O filme segue a estrutura de uma música rap. Todas as pessoas que filmei contam historias reais, que viveram ou ouviram. Gosto de pensar no filme como uma reconstrução da realidade, uma história não-oficial do vivido. Quem já viu ficou confuso sobre se é ficção ou documentário e essa ambiguidade agrada-me.”

Salomé Lamas, 29 anos: “Coup de Grâce”

(estreia na segunda, 13, na competição de curtas)

“Não penso em prémios. Toda a gente tem expectativas, claro, mas fico contente por mostrar. Berlim é um palco muito grande, é um grande mercado, com as coisas boas e más que isso implica. Os prémios são o reconhecimento do trabalho da equipa, que sinceramente se esforçou.

Sem o produtor Luís Urbano, sem a contribuição de cada elemento da equipa, não teria sido possível. Tínhamos cerca de 40 mil euros, um orçamento reduzido, mais ainda se comparado com o nível de subsídios de outros países.

O projeto teve um período de maturação de sensivelmente dois anos, o que é muito tempo na vida de uma pessoa, e vai ver a luz do dia pela primeira vez. Isso é o mais importante.

O filme é sobre a relação entre um pai [Miguel Borges ], uma filha [Clara Jost] e uma mãe ausente. O pai encontra-se num processo de luto tardio, houve uma mãe que faleceu ou o abandonou, e neste momento ele enceta um caminho talvez ligeiramente absurdo. Põe em prática um plano.

Começa por colocar a mobília, ou seja as memórias da outra vida, em hasta pública. Os objetos acabam por definir a maneira como interagirmos como o mundo, e isso está aqui. Depois há a construção de um elemento escultórico com essa mobília. E o plano final é ele enterrar a casa em areia.”

Diogo Costa Amarante, 34 anos: “Cidade Pequena”

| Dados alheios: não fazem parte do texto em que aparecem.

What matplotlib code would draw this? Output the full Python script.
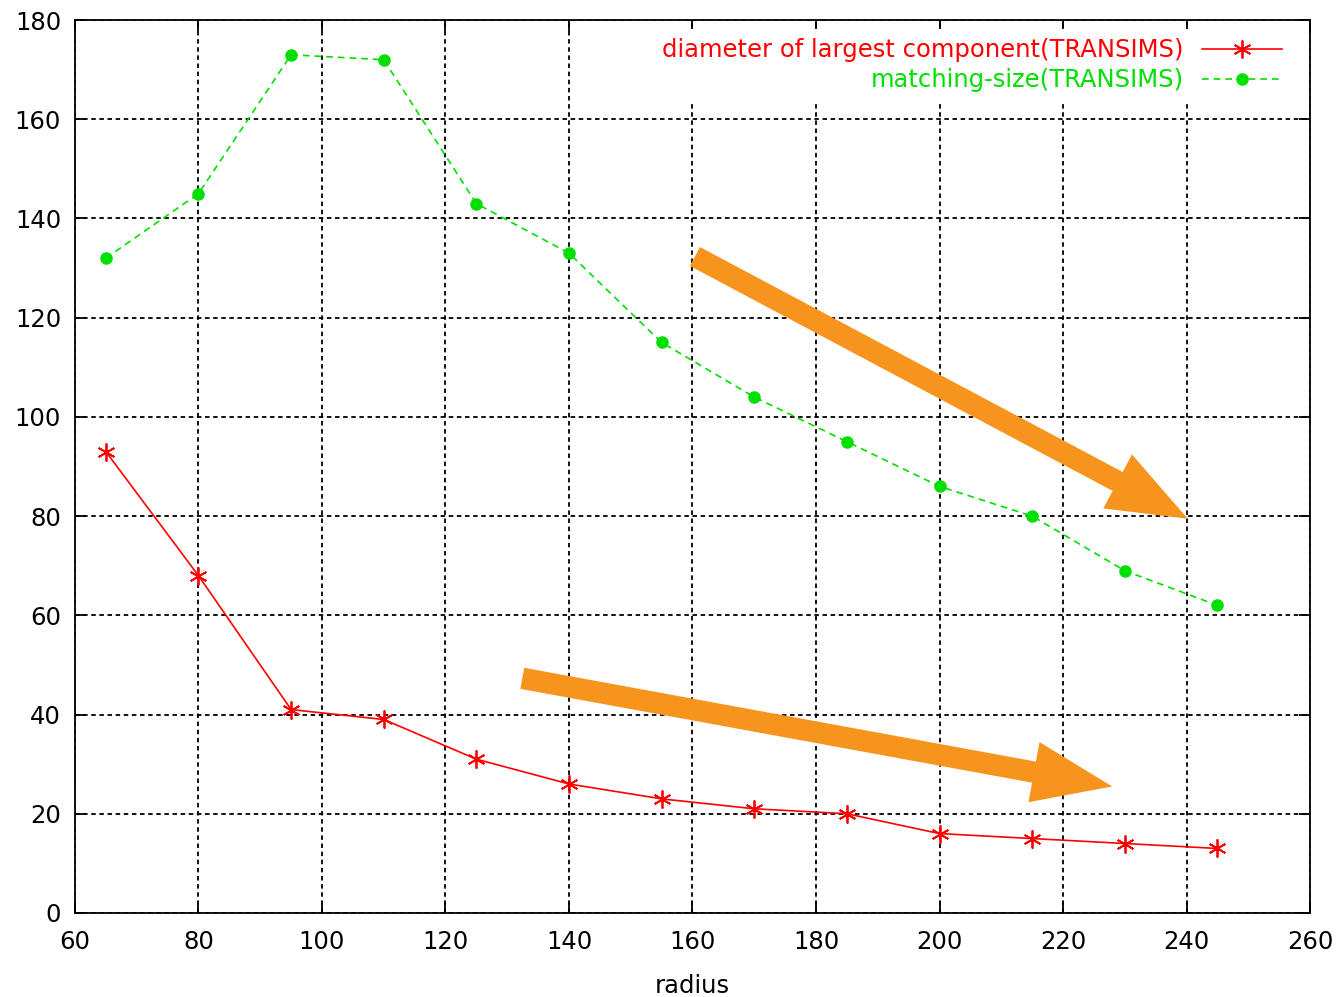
import matplotlib.pyplot as plt
from matplotlib.patches import FancyArrowPatch

# Daten
radius = [65, 80, 95, 110, 125, 140, 155, 170, 185, 200, 215, 230, 245]
diameter = [93, 68, 41, 39, 31, 26, 23, 21, 20, 16, 15, 14, 13]
matching = [132, 145, 173, 172, 143, 133, 115, 104, 95, 86, 80, 69, 62]

# Trendpfeile (Start, Ende)
arrow_upper = [(160, 132.6), (240.6, 79.2)]
arrow_lower = [(132, 47.4), (228.4, 25.4)]

plt.rcParams['font.family'] = ['DejaVu Sans']
fs = 17.5

fig = plt.figure(figsize=(13.41, 9.97), dpi=100)
ax = fig.add_axes([0.0559, 0.0843, 0.921, 0.8956])

ax.plot(radius, diameter, color='#ff0000', lw=1.2, marker=(6, 2, 0),
        markersize=13, markeredgewidth=1.3,
        label='diameter of largest component(TRANSIMS)')
ax.plot(radius, matching, color='#00e000', lw=1.2, ls=(0, (4, 3)),
        marker='o', markersize=8,
        label='matching-size(TRANSIMS)')

for (x0, y0), (x1, y1) in [arrow_upper, arrow_lower]:
    ax.add_patch(FancyArrowPatch((x0, y0), (x1, y1),
                                 arrowstyle='simple,head_length=2.6,head_width=2.0,tail_width=0.7',
                                 mutation_scale=22, color='#f7941d', lw=0, zorder=5))

ax.set_xlim(60, 260)
ax.set_ylim(0, 180)
ax.set_xticks(range(60, 261, 20))
ax.set_yticks(range(0, 181, 20))
ax.tick_params(direction='in', length=8, width=1.3, labelsize=fs, top=True, right=True)
ax.tick_params(axis='x', pad=12)
ax.tick_params(axis='y', pad=10)
ax.grid(True, color='black', ls=(0, (2.5, 2)), lw=1.3)
for s in ax.spines.values():
    s.set_linewidth(1.3)
ax.set_xlabel('radius', fontsize=fs, labelpad=15)

leg = ax.legend(loc='upper right', bbox_to_anchor=(0.992, 1.0), markerfirst=False,
                fontsize=fs, frameon=True, fancybox=False, edgecolor='none',
                framealpha=1, handlelength=3.3, borderaxespad=0.35,
                labelspacing=0.25, handletextpad=0.75)
for txt, line in zip(leg.get_texts(), leg.get_lines()):
    txt.set_color(line.get_color())

plt.savefig('out.png')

(estreia na segunda, 13, na competição de curtas)

“O filme é uma espécie de documentário que fiz com a minha irmã e o meu sobrinho, relaciona-se com uma história que a minha mãe me contou. Uma noite, o meu sobrinho não conseguia dormir, tinha uma dor no peito, e foi acordar a minha irmã. Ela ficou preocupada e no outro dia falou com a professora e percebeu que ele tinha ficado a pensar numa coisa que tinha ouvido nas aulas: que o corpo tem cabeça, tronco e membros e o coração é o mais importante porque se parar, as pessoas morrem.

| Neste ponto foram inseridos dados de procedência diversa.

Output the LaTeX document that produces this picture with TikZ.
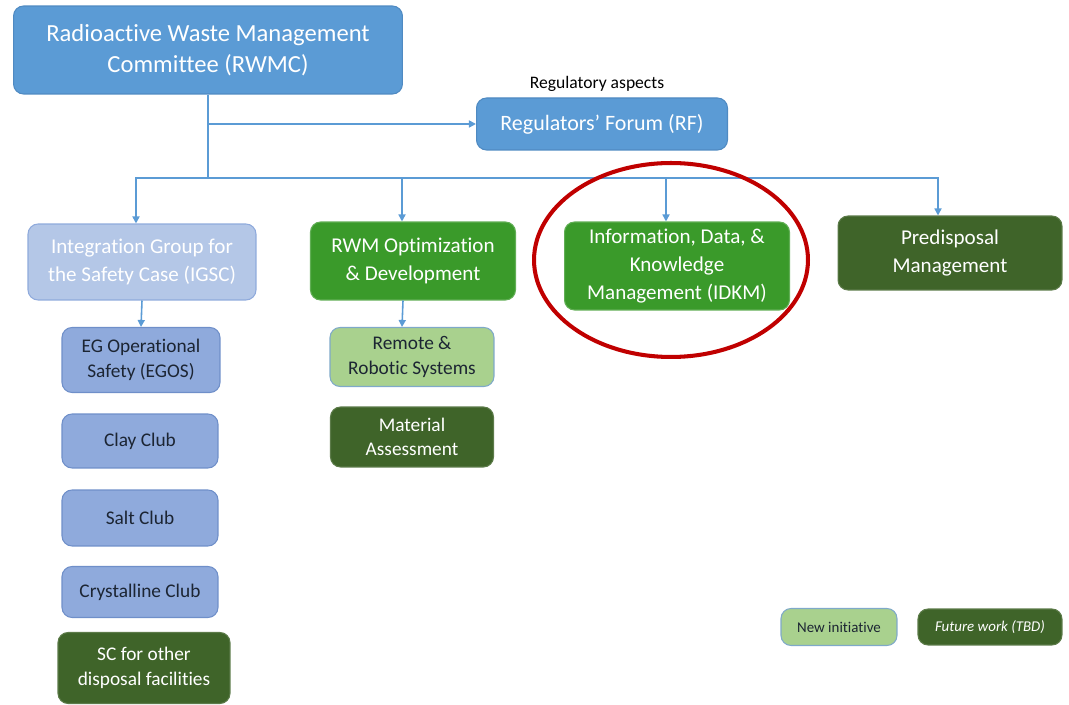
\documentclass[tikz,border=0pt]{standalone}
\usepackage{fontspec}
\setmainfont[Ligatures=NoCommon]{Carlito}
\usetikzlibrary{arrows.meta}
\definecolor{topblue}{HTML}{5B9BD5}
\definecolor{topedge}{HTML}{4F8AC2}
\definecolor{paleblue}{HTML}{B4C7E7}
\definecolor{paleedge}{HTML}{8FAADC}
\definecolor{clubblue}{HTML}{8FAADC}
\definecolor{clubedge}{HTML}{6F8FC9}
\definecolor{midgreen}{HTML}{3A9A2A}
\definecolor{darkgreen}{HTML}{3F6429}
\definecolor{lightgreen}{HTML}{A9D18E}
\definecolor{lightedge}{HTML}{7FA9C9}
\definecolor{inktext}{HTML}{1C2533}
\definecolor{ringred}{HTML}{C00000}
\begin{document}
\begin{tikzpicture}[x=0.02cm,y=-0.02cm,
  box/.style={rounded corners=0.2cm, align=center, inner sep=2pt, line width=0.6pt},
  topbox/.style={box, fill=topblue, draw=topedge, text=white},
  igscbox/.style={box, fill=paleblue, draw=paleedge, text=white},
  clubbox/.style={box, fill=clubblue, draw=clubedge, text=inktext},
  greenbox/.style={box, fill=midgreen, draw=midgreen!80!white, text=white},
  darkbox/.style={box, fill=darkgreen, draw=darkgreen!85!white, text=white},
  newbox/.style={box, fill=lightgreen, draw=lightedge, text=inktext},
  link/.style={draw=topblue, line width=0.9pt},
  arr/.style={link, -{Triangle[length=4pt,width=4pt]}},
  big/.style={font=\fontsize{14}{18}\selectfont},
  mid/.style={font=\fontsize{12}{15.5}\selectfont},
  small/.style={font=\fontsize{11}{14}\selectfont},
  tiny/.style={font=\fontsize{8.5}{10}\selectfont}]
\useasboundingbox (0,0) rectangle (1069,705);

% top level
\node[topbox, big, minimum width=7.78cm, minimum height=1.76cm] (rwmc) at (208,50) {Radioactive Waste Management\\Committee (RWMC)};
\node[topbox, font=\fontsize{12.5}{15}\selectfont, minimum width=5.02cm, minimum height=1.04cm] (rf) at (602,124) {Regulators’ Forum (RF)};
\node[font=\fontsize{10}{12}\selectfont] (reglbl) at (597,84) {Regulatory aspects};

% second level
\node[igscbox, mid, minimum width=4.56cm, minimum height=1.52cm] (igsc) at (142,262) {Integration Group for\\the Safety Case (IGSC)};
\node[greenbox, mid, minimum width=4.1cm, minimum height=1.56cm] (rwm) at (413,261) {RWM Optimization\\\& Development};
\node[greenbox, mid, font=\fontsize{12}{16}\selectfont, minimum width=4.5cm, minimum height=1.76cm] (idkm) at (677,266) {Information, Data, \&\\Knowledge\\Management (IDKM)};
\node[darkbox, mid, minimum width=4.48cm, minimum height=1.48cm] (predisp) at (950,253) {Predisposal\\Management};

% IGSC column
\node[clubbox, small, minimum width=3.16cm, minimum height=1.3cm] (egos) at (141,360) {EG Operational\\Safety (EGOS)};
\node[clubbox, small, minimum width=3.12cm, minimum height=1.08cm] (clay) at (140,441) {Clay Club};
\node[clubbox, small, minimum width=3.12cm, minimum height=1.12cm] (salt) at (140,518) {Salt Club};
\node[clubbox, small, minimum width=3.12cm, minimum height=1.02cm] (cryst) at (140,592) {Crystalline Club};
\node[darkbox, small, minimum width=3.44cm, minimum height=1.42cm] (scother) at (144,668) {SC for other\\disposal facilities};

% RWM column
\node[newbox, small, minimum width=3.28cm, minimum height=1.18cm] (remote) at (412,357) {Remote \&\\Robotic Systems};
\node[darkbox, small, minimum width=3.26cm, minimum height=1.2cm] (material) at (412,437) {Material\\Assessment};

% legend
\node[newbox, tiny, minimum width=2.32cm, minimum height=0.74cm] (lgnew) at (839,627) {New initiative};
\node[darkbox, tiny, minimum width=2.88cm, minimum height=0.72cm] (lgfuture) at (990,627) {\itshape Future work (TBD)};

% connectors
\coordinate (j) at (208,178);
\draw[link] (rwmc.south) -- (j);
\draw[arr] (rwmc.south |- rf.west) -- (rf.west);
\draw[arr] (j) -| ([xshift=-0.12cm]igsc.north);
\draw[arr] (j) -| ([xshift=-0.22cm]rwm.north);
\draw[arr] (j) -| ([xshift=-0.22cm]idkm.north);
\draw[arr] (j) -| ([xshift=-0.24cm]predisp.north);
\draw[arr] (igsc.south) -- (egos.north);
\draw[arr] ([xshift=-0.2cm]rwm.south) -- ([xshift=-0.2cm]remote.north);

% highlight
\draw[ringred, line width=2.3pt] (671,260) ellipse [x radius=2.74cm, y radius=1.94cm];
\end{tikzpicture}
\end{document}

Diz-se que os meus trabalhos são sobre relações familiares, acho que faz sentido, mas não sei se há uma grande teoria à volta disso. As relações familiares são um assunto estruturante, um tema universal, é isso que me interessa.

É a segunda vez que estou em Berlim, depois de ter apresentado ‘Rosas Brancas’ em 2014. Não penso em prémios, não faz sentido, é tudo relativo.”

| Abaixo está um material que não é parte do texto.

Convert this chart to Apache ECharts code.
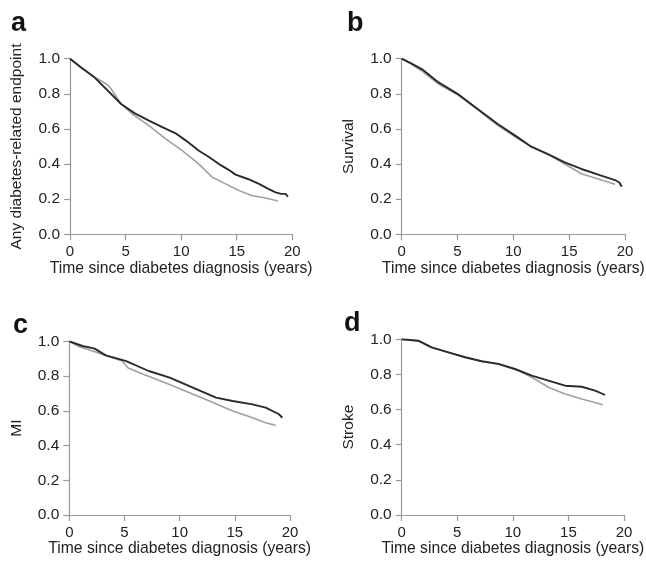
<!DOCTYPE html>
<html>
<head>
<meta charset="utf-8">
<script src="https://cdn.jsdelivr.net/npm/echarts@6/dist/echarts.min.js"></script>
<style>
html,body{margin:0;padding:0;background:#fff;}
#chart{width:646px;height:566px;}
</style>
</head>
<body>
<div id="chart"></div>
<script>
// ---- data ----
const panelLetters = ['a', 'b', 'c', 'd'];
const yTitles = ['Any diabetes-related endpoint', 'Survival', 'MI', 'Stroke'];
const xTitle = 'Time since diabetes diagnosis (years)';
const xTicks = [0, 5, 10, 15, 20];
const yTicks = [0.0, 0.2, 0.4, 0.6, 0.8, 1.0];

// Panel a
const aDarkT = [0, 1, 2.2, 3.4, 4.6, 5.8, 7.1, 8.3, 9.5, 10.4, 11.6, 12.5, 13.4, 14.2, 14.9, 16.0, 17.0, 17.8, 18.5, 19.0, 19.4, 19.6];
const aDarkV = [1.0, 0.95, 0.894, 0.818, 0.742, 0.69, 0.647, 0.61, 0.575, 0.535, 0.476, 0.44, 0.40, 0.37, 0.34, 0.315, 0.287, 0.26, 0.239, 0.23, 0.23, 0.214];
const aGrayT = [0, 1, 2.2, 2.9, 3.5, 4.1, 4.6, 5.6, 7.1, 8.6, 10.1, 11.6, 12.8, 14.0, 15.2, 16.4, 17.6, 18.7];
const aGrayV = [1.0, 0.95, 0.894, 0.87, 0.845, 0.79, 0.742, 0.685, 0.619, 0.543, 0.476, 0.40, 0.325, 0.287, 0.249, 0.22, 0.207, 0.19];

// Panel b
const bDarkT = [0, 0.8, 1.8, 3.3, 5.0, 6.8, 8.6, 10.4, 11.6, 13.1, 14.6, 16.1, 17.6, 19.1, 19.5, 19.7];
const bDarkV = [1.0, 0.975, 0.941, 0.865, 0.80, 0.713, 0.628, 0.552, 0.499, 0.457, 0.41, 0.372, 0.34, 0.309, 0.295, 0.271];
const bGrayT = [0, 0.8, 1.8, 3.3, 5.0, 6.8, 8.6, 10.4, 11.6, 13.1, 14.6, 16.1, 17.6, 19.1];
const bGrayV = [1.0, 0.972, 0.93, 0.855, 0.795, 0.71, 0.62, 0.545, 0.499, 0.455, 0.40, 0.345, 0.315, 0.285];

// Panel c
const cDarkT = [0, 1.2, 2.3, 3.3, 5.1, 7.2, 9.1, 11.2, 13.3, 14.8, 16.6, 17.8, 19.0, 19.3];
const cDarkV = [1.0, 0.973, 0.958, 0.919, 0.887, 0.829, 0.791, 0.733, 0.676, 0.656, 0.637, 0.618, 0.58, 0.56];
const cGrayT = [0, 0.9, 2.1, 3.3, 4.8, 5.3, 6.3, 8.7, 10.9, 12.7, 14.8, 16.6, 17.8, 18.7];
const cGrayV = [1.0, 0.969, 0.944, 0.919, 0.887, 0.848, 0.82, 0.762, 0.704, 0.656, 0.599, 0.56, 0.531, 0.516];

// Panel d
const dDarkT = [0, 1.5, 2.7, 4.2, 5.7, 7.2, 8.7, 10.2, 11.7, 13.2, 14.7, 16.2, 17.4, 18.3];
const dDarkV = [1.0, 0.992, 0.954, 0.926, 0.898, 0.875, 0.86, 0.831, 0.793, 0.765, 0.736, 0.73, 0.708, 0.683];
const dGrayT = [0, 1.5, 2.7, 4.2, 5.7, 7.2, 8.7, 10.5, 11.7, 13.2, 14.7, 16.2, 18.1];
const dGrayV = [1.0, 0.99, 0.952, 0.926, 0.898, 0.875, 0.858, 0.822, 0.784, 0.727, 0.689, 0.66, 0.628];

// ---- build ----
const FONT = '"Liberation Sans", Arial, Helvetica, sans-serif';
const curves = [
  [[aGrayT, aGrayV], [aDarkT, aDarkV]],
  [[bGrayT, bGrayV], [bDarkT, bDarkV]],
  [[cGrayT, cGrayV], [cDarkT, cDarkV]],
  [[dGrayT, dGrayV], [dDarkT, dDarkV]]
];
const grids = [
  {left: 70, top: 58.7, width: 222.3, height: 175.6},
  {left: 401.7, top: 58.7, width: 223.3, height: 175.6},
  {left: 69.3, top: 341.3, width: 220.7, height: 173.7},
  {left: 401.7, top: 339.3, width: 222.3, height: 175.7}
];
const letterPos = [[6, 5], [342, 5], [8, 307], [339, 305]];
const axisGray = '#9a9a9a';
const zip = (t, v) => t.map((x, i) => [x, v[i]]);

const option = {
  backgroundColor: '#fff',
  animation: false,
  title: panelLetters.map((l, i) => ({
    text: l, left: letterPos[i][0], top: letterPos[i][1],
    textStyle: {fontFamily: FONT, fontSize: 27, fontWeight: 'bold', color: '#111'}
  })),
  grid: grids.map(g => Object.assign({containLabel: false, outerBoundsMode: 'none'}, g)),
  xAxis: grids.map((g, i) => ({
    type: 'value', gridIndex: i, min: xTicks[0], max: xTicks[xTicks.length - 1], interval: 5,
    name: xTitle, nameLocation: 'middle', nameGap: 19,
    nameTextStyle: {fontFamily: FONT, fontSize: 15.7, color: '#222'},
    axisLine: {show: true, onZero: false, lineStyle: {color: axisGray, width: 1.2}},
    axisTick: {show: true, inside: false, length: 6, lineStyle: {color: axisGray, width: 1.2}},
    axisLabel: {fontFamily: FONT, fontSize: 15, color: '#222', margin: 10},
    splitLine: {show: false}
  })),
  yAxis: grids.map((g, i) => ({
    type: 'value', gridIndex: i, min: yTicks[0], max: yTicks[yTicks.length - 1], interval: 0.2,
    name: yTitles[i], nameLocation: 'middle', nameGap: 45, nameRotate: 90,
    nameTextStyle: {fontFamily: FONT, fontSize: 15.5, color: '#222'},
    axisLine: {show: true, onZero: false, lineStyle: {color: axisGray, width: 1.2}},
    axisTick: {show: true, inside: false, length: 6, lineStyle: {color: axisGray, width: 1.2}},
    axisLabel: {fontFamily: FONT, fontSize: 15.5, color: '#222', margin: 10, formatter: v => v.toFixed(1)},
    splitLine: {show: false}
  })),
  series: []
};
curves.forEach((pair, i) => {
  pair.forEach((c, j) => {
    option.series.push({
      type: 'line', xAxisIndex: i, yAxisIndex: i, showSymbol: false, symbol: 'none',
      data: zip(c[0], c[1]),
      lineStyle: {color: j === 0 ? '#a0a0a0' : '#2a2a2a', width: j === 0 ? 1.6 : 1.9},
      z: j === 0 ? 2 : 3
    });
  });
});

const chart = echarts.init(document.getElementById('chart'), null, {renderer: 'canvas'});
chart.setOption(option);
</script>
</body>
</html>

Marcelo Gomes, 53 anos: “Joaquim”

(estreia na quinta, 16, competição de longas)

“Já ganhei um prémio. Ter sido selecionado é um prémio, porque implica ter sido escolhido entre mais de dois mil candidatos. Se virá outro prémio, nunca sabemos. Berlim interessa-se por filmes muito políticos e é o caso deste. Fala do Tiradentes, um figura histórica do nosso Brasil colonial, quando era ainda parte de Portugal.

É uma coprodução luso-brasileira e uma parte do elenco veio de Portugal, incluindo Diogo Dória, Nuno Lopes e Isabél Zuaa. A finalização do filme foi feita em Lisboa, onde passei cinco meses. É realmente um filme com metade do coração aqui no Brasil e metade em Portugal.”

Gabriel Abrantes, 32 anos: “Os Humores Artificiais”

(estreia na quarta, 15, na competição de curtas)

“O filme reflecte alguns dos meus interesses, como a antropologia, a inteligência artificial e o humor. Muitas vezes, o meu trabalho é sobre a falta de capacidade de comunicação e aqui é esse tema que prevalece. Apresento a tentativa de se criar inteligência artificial que consiga atravessar todas as fronteiras de linguagem.

É sobre uma antropóloga e um robô que estão numa das aldeias do Parque Indígena do Xingu, no Brasil. O robô está a estudar diversos tipos de humores e uma miúda da aldeia ficava apaixonada por ele. Quando o robô volta para São Paulo, com a antropóloga, a miúda decide segui-lo. Ao mesmo tempo, ele tenta ser um comediante de ‘stand up’. É uma história improvável.

Será a minha terceira participação em Berlim, um festival de que gosto muito e com boa programação. Aproveito sempre os festivais para ver filmes em estreia. Estou feliz por ir acompanhado de muitos colegas portugueses. Os prémios têm a ver com a qualidade dos filmes, mas também com sorte, nunca se sabe quais os critérios do júri. Não estou com grandes expectativas.”